Gravado em dois momentos na primeira metade de 2022, Membrana é o primeiro álbum dos 293 diagonal, grupo formado pela cantora (e poeta, poder-se-á também dizer?) Joana Raquel e pelo saxofonista Daniel Sousa, aqui ao comando de um alto. Neste seu trabalho de estreia, a dupla apresenta um disco muito próximo de uma obra conceptual – quiçá art-jazz, para fazer uso da terminologia análoga usada no art-rock –, a qual, devido à natureza e número dos instrumentos, expõe por completo os seus interprétes. Um trabalho ousado para estes jovens músicos, que, no entanto, nele demonstram estar completamente à altura de apostar em ideias arriscadas - as quais, seguramente, não carecem de originalidade - e de as materializar em música que não só soa bem como também desafia o ouvinte, exigindo-lhe atenção e pensar.

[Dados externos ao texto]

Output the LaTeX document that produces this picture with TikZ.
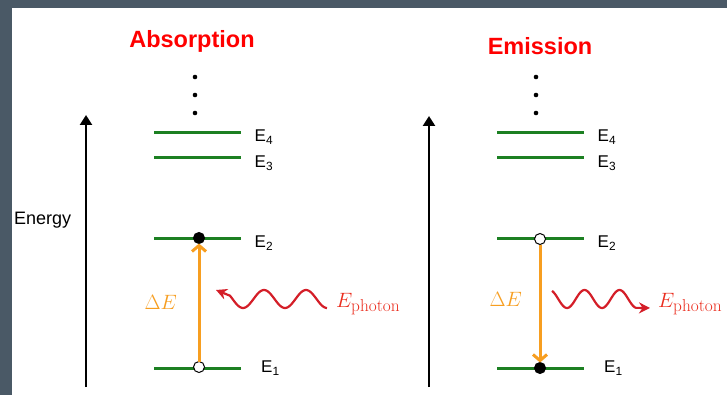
\documentclass[tikz,border=0pt]{standalone}
\usepackage[no-math]{fontspec}
\setmainfont{Liberation Sans}
\usepackage{xcolor}
\usetikzlibrary{positioning,arrows.meta}
\DeclareMathSizes{22}{22}{17}{13}

\definecolor{slide}{RGB}{74,89,102}
\definecolor{lvgreen}{RGB}{28,128,34}
\definecolor{trorange}{RGB}{247,158,32}
\definecolor{wavered}{RGB}{212,30,40}
\definecolor{phred}{RGB}{235,45,30}
\definecolor{ttlred}{RGB}{255,0,0}

\begin{document}
\begin{tikzpicture}[x=1pt, y=-1pt,
  elevel/.style={draw=lvgreen, line width=3pt},
  elabel/.style={inner sep=0pt, font=\fontsize{17}{17}\selectfont},
  ttl/.style={text=ttlred, font=\fontsize{23.5}{24}\selectfont\bfseries, inner sep=0pt, anchor=base},
  axis/.style={line width=2.4pt, -{Triangle[length=10pt,width=12pt]}},
  trans/.style={draw=trorange, line width=3pt, -{Straight Barb[length=6pt,width=14pt]}},
  dlabel/.style={text=trorange, font=\fontsize{20}{20}\selectfont, inner sep=0pt},
  wave/.style={draw=wavered, line width=2.2pt, -{Stealth[length=11pt,width=11pt]}},
  plabel/.style={text=phred, font=\fontsize{22}{22}\selectfont, inner sep=0pt, anchor=base west},
  full/.style={circle, fill=black, draw=black, line width=1pt, minimum size=11pt, inner sep=0pt, outer sep=0pt},
  hollow/.style={full, fill=white}]

\useasboundingbox (0,0) rectangle (727,395);
\fill[white] (0,0) rectangle (727,395);
\fill[slide] (0,0) rectangle (727,8);
\fill[slide] (0,0) rectangle (12,395);

\node[ttl] (tA) at (192,48) {Absorption};
\node[ttl] (tB) at (540,55) {Emission};

\node[anchor=base west, inner sep=0pt, font=\fontsize{18}{18}\selectfont] (en) at (14,224) {Energy};

% energy axes
\coordinate (axA0) at (86,387);
\coordinate (axA1) at (86,115);
\coordinate (axB0) at (429,387);
\coordinate (axB1) at (429,116);
\draw[axis] (axA0) -- (axA1);
\draw[axis] (axB0) -- (axB1);

% levels
\foreach \p/\dx in {A/0,B/343}
  \foreach \i/\y in {1/368,2/238,3/158,4/133}
    \draw[elevel] (154+\dx,\y) coordinate (\p\i l) -- (241+\dx,\y) coordinate (\p\i r);

\foreach \p in {A,B}
  \foreach \i/\g/\s in {1/20pt/0pt,2/13.5pt/-5pt,3/13.5pt/-5pt,4/13.5pt/-4pt}
    \node[elabel, right=\g of \p\i r, yshift=\s] (\p\i t) {E\textsubscript{\i}};

\foreach \y in {77,95,113} {
  \fill (195,\y) circle[radius=2.3pt];
  \fill (536,\y) circle[radius=2.3pt];
}

% absorption
\node[hollow] (A1c) at (199,367) {};
\node[full] (A2c) at (199,238) {};
\draw[trans] (A1c) -- (A2c);
\path (A1c) -- (A2c) coordinate[midway] (Amid);
\node[dlabel, left=22pt of Amid] (dA) {$\Delta E$};
\draw[wave] plot[domain=327:230, samples=80] (\x,{299+9*cos((\x-243)/42*360)}) -- (216,290);
\node[plabel] (pA) at (336,307) {$E_{\mathrm{photon}}$};

% emission
\node[hollow] (B2c) at (540,239) {};
\node[full] (B1c) at (540,368) {};
\draw[trans] (B2c) -- (B1c);
\path (B2c) -- (B1c) coordinate[midway] (Bmid);
\node[dlabel, left=18pt of Bmid, yshift=4pt] (dB) {$\Delta E$};
\draw[wave] plot[domain=552:636, samples=80] (\x,{299+9*cos((\x-567)/35*360)}) -- (650,308);
\node[plabel] (pB) at (658,307) {$E_{\mathrm{photon}}$};

\end{tikzpicture}
\end{document}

Na primeira parte de Membrana, intitulada “Pele”, a dupla, em contexto acústico, começa saudando o ouvinte, individualmente, num espaço recatado e distante. Após uma tímida entrada, rapidamente apresentam temas bastante interessantes como “Pele: Amanhã”, “Pele: Cicatriz” ou “Pele: O Difícil Ato de Planar”, em que a poesia escrita por Joana Raquel é gatilho para uma imagética à qual não faltam verbos, ideias e objetos do quotidiano que são propositadamente transportados para universos imaginários, a que não pertencem necessariamente, construídos com recurso a uma linguagem particularmente física que é fonte ilimitada de sensações e rica em jogos de palavras. Sobre tela em branco e numa dança a dois, voz e saxofone desenham então música a traço fino, num clima de proximidade, por entre curvas e contracurvas, arcos e mudanças de direção. Por vezes, quando a música assim o pede, trocam o pincel para colorir a aguarelas, fazendo-o com leveza e sensibilidade – a voz e saxofone alternam de papel: agora, eu a luz, tu os sombreados; depois, tu os contornos, eu a cor.
Nos dois temas que concluem “Pele”, Joana e Daniel juntam-se ao duo LUMP – formado por João Almeida (trompete) e Mariana Dionísio (voz) – para dois momentos finais muito bem conseguidos. Ao duplicar o tamanho da formação, o número de interações entre os músicos sextuplica, e a música ganha, por consequência, uma dinâmica mais profunda, complexa. As melodias e harmonias conjuntas são lindíssimas, e tem-se a sensação que o quarteto, girando à volta de si mesmo, se vai gradualmente afastando, convertendo aos poucos energia potencial em cinética, equilíbrio em tensão, para, por fim, numa música (novamente) cheia de fisicalidade, culminar em total rodopio, num torvelinho de sons. Rebenta a pele.
Já em “Espinho”, segundo capítulo deste trabalho, o qual “se desenha sobre field-recordings da cidade do Porto e discursos fragmentados, num formato mais experimental”, escuta-se o duo em busca de sentido para a paisagem sonora que o rodeia. Mais uma vez o quotidiano a surgir, agora como nascente de texturas e fragmentos sónicos. O Homem e o seu meio; o meio e Homem. A membrana, a interface que separa, é dissolvida em composições que mapeiam o contínuo entre o analógico e o digital, o homem e a máquina, o abstrato e o concreto. Daniel Sousa dá densidade aos temas com sopros e eletrónica, e Joana Raquel reveste-os de rastos vocais etéreos. Em micro-composições a rondar os 30 segundos, declamam-se mini-ensaios absolvidos de estrutura. E assim segue a dupla, a viajar por entre a selva urbana, tateando-lhe a essência para logo depois a modelar. Com um pé na música concreta e outro na proto-pop experimental, terminam, por fim, num registo que poderia muito bem ter saído de um trabalho de Sam Gendel. Está assim coroado um álbum que é uma firme declaração artística de músicos que claramente ainda têm muita coisa bonita para dizer.